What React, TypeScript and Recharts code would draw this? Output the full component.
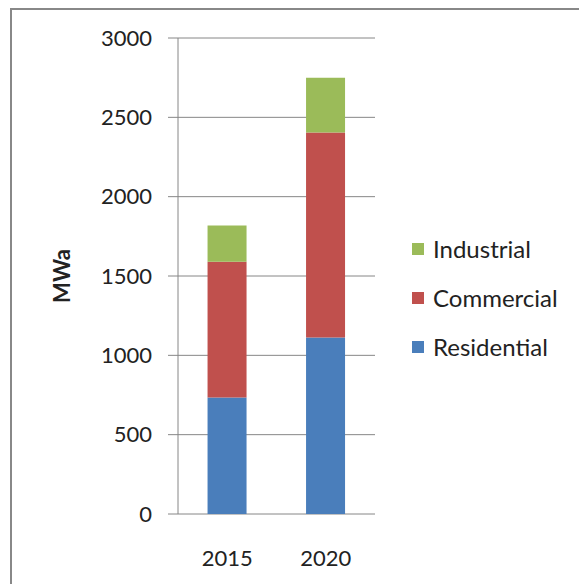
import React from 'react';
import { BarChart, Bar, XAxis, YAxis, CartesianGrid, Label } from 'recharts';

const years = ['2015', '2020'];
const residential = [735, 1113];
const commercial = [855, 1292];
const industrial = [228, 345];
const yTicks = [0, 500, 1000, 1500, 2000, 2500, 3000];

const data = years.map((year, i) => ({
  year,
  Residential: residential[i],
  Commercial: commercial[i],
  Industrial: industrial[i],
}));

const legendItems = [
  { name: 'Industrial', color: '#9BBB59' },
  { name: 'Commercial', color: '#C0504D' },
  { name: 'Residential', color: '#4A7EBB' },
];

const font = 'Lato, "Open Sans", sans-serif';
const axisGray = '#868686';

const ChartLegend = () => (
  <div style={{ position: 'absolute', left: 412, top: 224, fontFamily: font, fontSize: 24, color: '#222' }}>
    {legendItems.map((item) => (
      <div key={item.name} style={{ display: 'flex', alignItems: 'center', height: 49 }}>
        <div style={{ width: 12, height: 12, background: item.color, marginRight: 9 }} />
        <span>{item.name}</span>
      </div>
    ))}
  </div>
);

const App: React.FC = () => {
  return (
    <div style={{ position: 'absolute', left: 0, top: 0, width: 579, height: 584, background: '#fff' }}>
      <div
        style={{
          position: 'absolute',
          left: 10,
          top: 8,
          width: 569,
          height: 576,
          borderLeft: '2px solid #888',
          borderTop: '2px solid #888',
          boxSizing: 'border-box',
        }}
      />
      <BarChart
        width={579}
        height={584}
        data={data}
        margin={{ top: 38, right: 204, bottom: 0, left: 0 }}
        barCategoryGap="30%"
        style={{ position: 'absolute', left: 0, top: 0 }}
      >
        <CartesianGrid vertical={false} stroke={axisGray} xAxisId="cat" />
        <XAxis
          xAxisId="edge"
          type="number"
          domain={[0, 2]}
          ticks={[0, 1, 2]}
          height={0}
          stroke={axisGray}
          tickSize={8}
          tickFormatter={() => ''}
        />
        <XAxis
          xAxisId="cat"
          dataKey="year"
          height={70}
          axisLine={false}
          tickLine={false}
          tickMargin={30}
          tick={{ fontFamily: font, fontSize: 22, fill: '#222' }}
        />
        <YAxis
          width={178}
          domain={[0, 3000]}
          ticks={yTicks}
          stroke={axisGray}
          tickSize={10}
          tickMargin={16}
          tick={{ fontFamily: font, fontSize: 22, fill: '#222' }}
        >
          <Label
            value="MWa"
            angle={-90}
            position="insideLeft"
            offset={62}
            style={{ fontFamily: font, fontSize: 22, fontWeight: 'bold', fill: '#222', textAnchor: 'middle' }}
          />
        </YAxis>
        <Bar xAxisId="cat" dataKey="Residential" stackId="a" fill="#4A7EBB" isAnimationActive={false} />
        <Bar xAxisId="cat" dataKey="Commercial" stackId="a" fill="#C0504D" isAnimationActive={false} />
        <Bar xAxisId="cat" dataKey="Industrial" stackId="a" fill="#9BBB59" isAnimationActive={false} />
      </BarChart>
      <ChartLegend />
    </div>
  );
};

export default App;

WORK INSTRUCTIONS
Take the listing and print it again exactly, but without any pictures.

ANSWER FOR THE TASK
What React, TypeScript and Recharts code would draw this? Output the full component.
import React from 'react';
import { BarChart, Bar, XAxis, YAxis, CartesianGrid, Label } from 'recharts';

const years = ['2015', '2020'];
const residential = [735, 1113];
const commercial = [855, 1292];
const industrial = [228, 345];
const yTicks = [0, 500, 1000, 1500, 2000, 2500, 3000];

const data = years.map((year, i) => ({
  year,
  Residential: residential[i],
  Commercial: commercial[i],
  Industrial: industrial[i],
}));

const legendItems = [
  { name: 'Industrial', color: '#9BBB59' },
  { name: 'Commercial', color: '#C0504D' },
  { name: 'Residential', color: '#4A7EBB' },
];

const font = 'Lato, "Open Sans", sans-serif';
const axisGray = '#868686';

const ChartLegend = () => (
  <div style={{ position: 'absolute', left: 412, top: 224, fontFamily: font, fontSize: 24, color: '#222' }}>
    {legendItems.map((item) => (
      <div key={item.name} style={{ display: 'flex', alignItems: 'center', height: 49 }}>
        <div style={{ width: 12, height: 12, background: item.color, marginRight: 9 }} />
        <span>{item.name}</span>
      </div>
    ))}
  </div>
);

const App: React.FC = () => {
  return (
    <div style={{ position: 'absolute', left: 0, top: 0, width: 579, height: 584, background: '#fff' }}>
      <div
        style={{
          position: 'absolute',
          left: 10,
          top: 8,
          width: 569,
          height: 576,
          borderLeft: '2px solid #888',
          borderTop: '2px solid #888',
          boxSizing: 'border-box',
        }}
      />
      <BarChart
        width={579}
        height={584}
        data={data}
        margin={{ top: 38, right: 204, bottom: 0, left: 0 }}
        barCategoryGap="30%"
        style={{ position: 'absolute', left: 0, top: 0 }}
      >
        <CartesianGrid vertical={false} stroke={axisGray} xAxisId="cat" />
        <XAxis
          xAxisId="edge"
          type="number"
          domain={[0, 2]}
          ticks={[0, 1, 2]}
          height={0}
          stroke={axisGray}
          tickSize={8}
          tickFormatter={() => ''}
        />
        <XAxis
          xAxisId="cat"
          dataKey="year"
          height={70}
          axisLine={false}
          tickLine={false}
          tickMargin={30}
          tick={{ fontFamily: font, fontSize: 22, fill: '#222' }}
        />
        <YAxis
          width={178}
          domain={[0, 3000]}
          ticks={yTicks}
          stroke={axisGray}
          tickSize={10}
          tickMargin={16}
          tick={{ fontFamily: font, fontSize: 22, fill: '#222' }}
        >
          <Label
            value="MWa"
            angle={-90}
            position="insideLeft"
            offset={62}
            style={{ fontFamily: font, fontSize: 22, fontWeight: 'bold', fill: '#222', textAnchor: 'middle' }}
          />
        </YAxis>
        <Bar xAxisId="cat" dataKey="Residential" stackId="a" fill="#4A7EBB" isAnimationActive={false} />
        <Bar xAxisId="cat" dataKey="Commercial" stackId="a" fill="#C0504D" isAnimationActive={false} />
        <Bar xAxisId="cat" dataKey="Industrial" stackId="a" fill="#9BBB59" isAnimationActive={false} />
      </BarChart>
      <ChartLegend />
    </div>
  );
};

export default App;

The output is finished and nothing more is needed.